We are multiplying by $P(S_1<n)$ because we want to make an ex ante probabilistic statement, before the rolling begins - we are not in the middle of the rolling process. Now, $S_k=S_{k-1}+X_k$. So (for $k\ge 2$)

$$P(R=k) = P(S_{k-1}+X_k\ge n,S_{k-1}<n) = P(X_k\ge n-S_{k-1}, S_{k-1}<n)$$

Since $X_k$ is independent of $S_{k-1}$, $$P(X_k\ge n-S_{k-1}, S_{k-1}<n) = \sum_{i=k-1}^{n-1}\left(P(S_{k-1}=i)\sum_{j=n-i}^{n}P(X_k=j)\right)$$

$$=\sum_{i=k-1}^{n-1}\left(P(S_{k-1}=i)(\frac {i+1}{n})\right) = \frac 1n \sum_{i=k-1}^{n-1}(i+1)P(S_{k-1}=i) = P(R=k)\equiv P_R(k)$$

Then $$E(R) = \sum_{k=1}^nkP_R(k),\qquad P_R(1) =1/n $$

In order to compute $ E(R)$ we need the probability distribution of the $S_k$'s.

The probability generating function (PGF), denote it $G(z)$, of each $X_i$ is

$$G_{X_i}(z) = \sum_{i=1}^{n}p_{X_i}(x_i)z^{x_i} = \frac 1n(z+z^2+...+z^n) $$

Then the PGF of $S_k$ is (due to the i.i.d assumption)

$$G_{S_k}(z) = \frac 1{n^k}\left(z+z^2+...+z^n\right)^k$$

The probability mass function of $S_k$ relates to its PGF by

$$P(S_k=s) = \frac {1}{s!}\frac {d^sG_{S_k}(z)}{dz^s}|_{z=0}$$

and with this we can compute the various $P_R(k)$'s. It looks like it gets computationally monstrous very quickly.

Answer 2

I'm assuming the OP means what is the expected number of rolls until the sum is at least $n$ (as Alecos assumes in his answer).

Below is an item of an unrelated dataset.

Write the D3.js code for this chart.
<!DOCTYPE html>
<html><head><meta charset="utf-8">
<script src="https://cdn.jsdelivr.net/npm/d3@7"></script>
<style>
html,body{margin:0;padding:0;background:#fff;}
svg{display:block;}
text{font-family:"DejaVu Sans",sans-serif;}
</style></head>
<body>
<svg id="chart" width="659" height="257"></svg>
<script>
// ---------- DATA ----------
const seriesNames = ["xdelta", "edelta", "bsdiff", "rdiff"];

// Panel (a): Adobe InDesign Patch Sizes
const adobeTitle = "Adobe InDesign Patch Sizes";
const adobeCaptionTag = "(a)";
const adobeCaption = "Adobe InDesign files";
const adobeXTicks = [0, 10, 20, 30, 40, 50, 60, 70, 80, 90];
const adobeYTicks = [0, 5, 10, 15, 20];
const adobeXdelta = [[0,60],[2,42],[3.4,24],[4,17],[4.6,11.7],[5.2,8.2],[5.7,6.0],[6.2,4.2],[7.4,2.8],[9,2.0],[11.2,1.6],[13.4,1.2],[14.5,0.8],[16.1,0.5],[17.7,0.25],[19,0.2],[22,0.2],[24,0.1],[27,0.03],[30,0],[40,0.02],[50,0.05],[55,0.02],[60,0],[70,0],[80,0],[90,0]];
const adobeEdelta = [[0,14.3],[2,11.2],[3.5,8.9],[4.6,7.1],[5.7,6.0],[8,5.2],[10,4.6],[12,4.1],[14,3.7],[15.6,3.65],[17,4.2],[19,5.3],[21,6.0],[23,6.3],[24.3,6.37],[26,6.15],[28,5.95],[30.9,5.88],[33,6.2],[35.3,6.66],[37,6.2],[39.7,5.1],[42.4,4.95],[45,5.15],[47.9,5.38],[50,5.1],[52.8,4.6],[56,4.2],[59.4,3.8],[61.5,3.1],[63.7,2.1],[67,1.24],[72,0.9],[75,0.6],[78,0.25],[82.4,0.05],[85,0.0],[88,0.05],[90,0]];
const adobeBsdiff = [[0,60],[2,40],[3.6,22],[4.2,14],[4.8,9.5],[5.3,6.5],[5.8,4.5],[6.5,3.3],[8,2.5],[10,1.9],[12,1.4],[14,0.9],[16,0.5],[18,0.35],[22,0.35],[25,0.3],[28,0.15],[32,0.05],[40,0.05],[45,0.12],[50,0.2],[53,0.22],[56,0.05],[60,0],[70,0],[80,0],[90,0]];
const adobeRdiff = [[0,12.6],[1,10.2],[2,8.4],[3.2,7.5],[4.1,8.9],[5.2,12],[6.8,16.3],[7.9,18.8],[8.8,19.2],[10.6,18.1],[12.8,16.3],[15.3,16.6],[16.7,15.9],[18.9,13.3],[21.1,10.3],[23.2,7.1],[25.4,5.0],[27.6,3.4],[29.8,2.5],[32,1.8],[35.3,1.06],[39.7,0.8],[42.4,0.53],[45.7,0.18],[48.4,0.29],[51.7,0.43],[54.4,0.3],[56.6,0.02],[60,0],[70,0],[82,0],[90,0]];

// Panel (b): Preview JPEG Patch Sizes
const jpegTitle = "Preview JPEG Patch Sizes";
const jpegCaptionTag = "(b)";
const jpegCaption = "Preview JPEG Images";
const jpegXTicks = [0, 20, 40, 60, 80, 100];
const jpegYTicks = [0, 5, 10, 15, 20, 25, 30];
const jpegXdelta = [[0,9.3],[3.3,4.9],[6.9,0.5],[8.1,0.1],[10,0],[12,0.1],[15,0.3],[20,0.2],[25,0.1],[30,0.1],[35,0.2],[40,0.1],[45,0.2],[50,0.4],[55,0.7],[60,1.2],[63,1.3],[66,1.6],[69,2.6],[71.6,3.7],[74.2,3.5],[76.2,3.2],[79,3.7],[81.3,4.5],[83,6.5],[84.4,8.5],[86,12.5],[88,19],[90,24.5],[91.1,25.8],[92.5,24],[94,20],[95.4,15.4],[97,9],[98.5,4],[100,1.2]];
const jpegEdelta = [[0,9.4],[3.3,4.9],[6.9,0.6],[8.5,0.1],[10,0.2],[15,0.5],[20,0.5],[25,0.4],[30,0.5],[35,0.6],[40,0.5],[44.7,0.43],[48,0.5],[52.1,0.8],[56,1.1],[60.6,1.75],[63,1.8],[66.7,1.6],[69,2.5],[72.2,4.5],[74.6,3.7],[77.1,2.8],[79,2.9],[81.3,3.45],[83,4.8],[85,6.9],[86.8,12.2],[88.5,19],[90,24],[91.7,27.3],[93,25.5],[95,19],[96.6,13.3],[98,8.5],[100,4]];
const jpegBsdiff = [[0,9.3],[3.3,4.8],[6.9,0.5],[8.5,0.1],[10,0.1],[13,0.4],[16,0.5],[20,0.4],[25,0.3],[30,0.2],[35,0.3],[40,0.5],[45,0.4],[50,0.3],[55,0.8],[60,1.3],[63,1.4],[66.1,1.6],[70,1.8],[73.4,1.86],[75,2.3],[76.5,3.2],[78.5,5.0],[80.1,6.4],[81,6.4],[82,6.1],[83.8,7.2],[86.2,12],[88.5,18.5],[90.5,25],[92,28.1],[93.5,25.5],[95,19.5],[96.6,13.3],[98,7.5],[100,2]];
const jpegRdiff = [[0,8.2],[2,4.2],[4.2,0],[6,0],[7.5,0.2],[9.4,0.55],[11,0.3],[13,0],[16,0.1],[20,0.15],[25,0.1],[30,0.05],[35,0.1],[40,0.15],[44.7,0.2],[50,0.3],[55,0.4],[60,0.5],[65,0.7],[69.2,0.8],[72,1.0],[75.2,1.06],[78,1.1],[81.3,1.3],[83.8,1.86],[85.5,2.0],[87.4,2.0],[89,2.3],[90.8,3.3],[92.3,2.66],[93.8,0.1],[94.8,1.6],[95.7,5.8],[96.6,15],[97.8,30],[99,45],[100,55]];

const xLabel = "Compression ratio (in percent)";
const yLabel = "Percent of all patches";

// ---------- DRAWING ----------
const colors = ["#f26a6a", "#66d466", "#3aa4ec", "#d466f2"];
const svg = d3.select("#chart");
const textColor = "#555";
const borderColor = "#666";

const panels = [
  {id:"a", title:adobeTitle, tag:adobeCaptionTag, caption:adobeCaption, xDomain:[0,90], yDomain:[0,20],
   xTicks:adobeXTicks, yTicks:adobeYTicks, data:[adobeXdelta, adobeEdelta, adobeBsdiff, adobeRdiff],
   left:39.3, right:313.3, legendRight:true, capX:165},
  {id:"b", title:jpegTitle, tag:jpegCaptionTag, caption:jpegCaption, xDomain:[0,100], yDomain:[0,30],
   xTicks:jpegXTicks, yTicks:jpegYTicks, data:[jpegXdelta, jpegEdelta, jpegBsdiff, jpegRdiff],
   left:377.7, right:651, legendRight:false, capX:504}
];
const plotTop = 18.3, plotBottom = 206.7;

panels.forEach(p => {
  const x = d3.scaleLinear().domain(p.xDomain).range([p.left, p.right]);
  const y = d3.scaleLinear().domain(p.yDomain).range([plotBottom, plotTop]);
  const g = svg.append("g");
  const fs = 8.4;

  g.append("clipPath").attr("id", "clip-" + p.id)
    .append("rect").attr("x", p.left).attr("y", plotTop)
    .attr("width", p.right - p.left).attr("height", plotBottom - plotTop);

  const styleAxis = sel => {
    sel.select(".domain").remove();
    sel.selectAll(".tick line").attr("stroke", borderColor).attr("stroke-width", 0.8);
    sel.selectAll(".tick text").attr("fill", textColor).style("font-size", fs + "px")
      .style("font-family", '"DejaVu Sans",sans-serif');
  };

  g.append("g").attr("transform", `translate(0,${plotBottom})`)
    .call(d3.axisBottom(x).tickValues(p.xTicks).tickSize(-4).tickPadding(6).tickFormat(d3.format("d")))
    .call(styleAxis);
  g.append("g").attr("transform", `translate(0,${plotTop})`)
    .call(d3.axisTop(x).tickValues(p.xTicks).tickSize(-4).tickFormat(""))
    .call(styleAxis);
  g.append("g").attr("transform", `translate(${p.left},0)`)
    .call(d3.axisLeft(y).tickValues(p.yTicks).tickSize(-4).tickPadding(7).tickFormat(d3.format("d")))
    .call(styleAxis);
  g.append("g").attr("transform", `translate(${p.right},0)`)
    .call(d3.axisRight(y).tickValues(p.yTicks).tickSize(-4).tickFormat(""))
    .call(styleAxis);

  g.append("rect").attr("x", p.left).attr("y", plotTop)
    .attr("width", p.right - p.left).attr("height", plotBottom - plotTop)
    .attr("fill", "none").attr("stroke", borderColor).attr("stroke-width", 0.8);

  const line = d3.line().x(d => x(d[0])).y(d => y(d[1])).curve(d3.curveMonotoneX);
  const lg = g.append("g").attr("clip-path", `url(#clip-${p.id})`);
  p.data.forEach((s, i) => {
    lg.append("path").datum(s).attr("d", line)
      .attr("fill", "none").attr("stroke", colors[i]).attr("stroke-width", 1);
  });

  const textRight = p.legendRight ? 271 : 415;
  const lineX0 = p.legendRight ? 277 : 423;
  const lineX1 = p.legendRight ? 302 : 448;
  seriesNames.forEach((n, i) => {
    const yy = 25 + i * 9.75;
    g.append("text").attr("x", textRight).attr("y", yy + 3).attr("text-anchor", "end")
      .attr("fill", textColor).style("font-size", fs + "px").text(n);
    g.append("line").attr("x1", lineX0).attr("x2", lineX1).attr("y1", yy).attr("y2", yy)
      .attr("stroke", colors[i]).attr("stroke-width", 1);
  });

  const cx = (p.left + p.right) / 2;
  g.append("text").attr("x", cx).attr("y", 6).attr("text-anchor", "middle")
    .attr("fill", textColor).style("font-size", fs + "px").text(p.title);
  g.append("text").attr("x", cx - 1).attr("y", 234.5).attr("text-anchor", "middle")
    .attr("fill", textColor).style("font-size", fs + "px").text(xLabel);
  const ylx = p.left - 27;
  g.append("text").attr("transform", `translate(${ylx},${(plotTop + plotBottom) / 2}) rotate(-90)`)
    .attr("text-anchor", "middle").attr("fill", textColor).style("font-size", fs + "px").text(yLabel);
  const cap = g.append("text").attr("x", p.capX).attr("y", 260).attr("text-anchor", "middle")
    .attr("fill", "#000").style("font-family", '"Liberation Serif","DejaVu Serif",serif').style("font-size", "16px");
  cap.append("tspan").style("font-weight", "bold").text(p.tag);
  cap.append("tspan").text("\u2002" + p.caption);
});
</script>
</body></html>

Let $E(m)$ be the expected number of rolls until the sum is at least $n$, starting with a sum of $m$.

Then we have, for a start: \begin{align*} E(n) &=0 \\ E(n-1) &=1 \\ E(n-2) &=1+\frac{1}{n}E(n-1) = 1+\frac{1}{n} \\ E(n-3) &=1+\frac{1}{n}E(n-2)+\frac{1}{n}E(n-1) \\ &=1+\frac{1}{n}(1+\frac{1}{n}E(n-1))+\frac{1}{n} \\ &=1+\frac{2}{n} + \frac{1}{n^2} \\ E(n-4) &=1+\frac{1}{n}E(n-3) + \frac{1}{n}E(n-2)+\frac{1}{n}E(n-1) \\ &=1+\frac{3}{n}+\frac{3}{n^2}+\frac{1}{n^3}\\ \end{align*} We observe a pattern here, and you can prove with induction that $$ E(n-k) = \sum_{i=0}^{k-1} \frac{\binom{k-1}{i}}{n^i}$$ for $1 \le k \le n$.

The value we seek is $E(0)$: $$ E(0)=\sum_{i=0}^{n-1} \frac{ \binom{n-1}{i}}{n^i} = \left( 1+\frac{1}{n} \right)^{n-1}. $$

Note that as $n \rightarrow \infty$, $E(0) \rightarrow e$.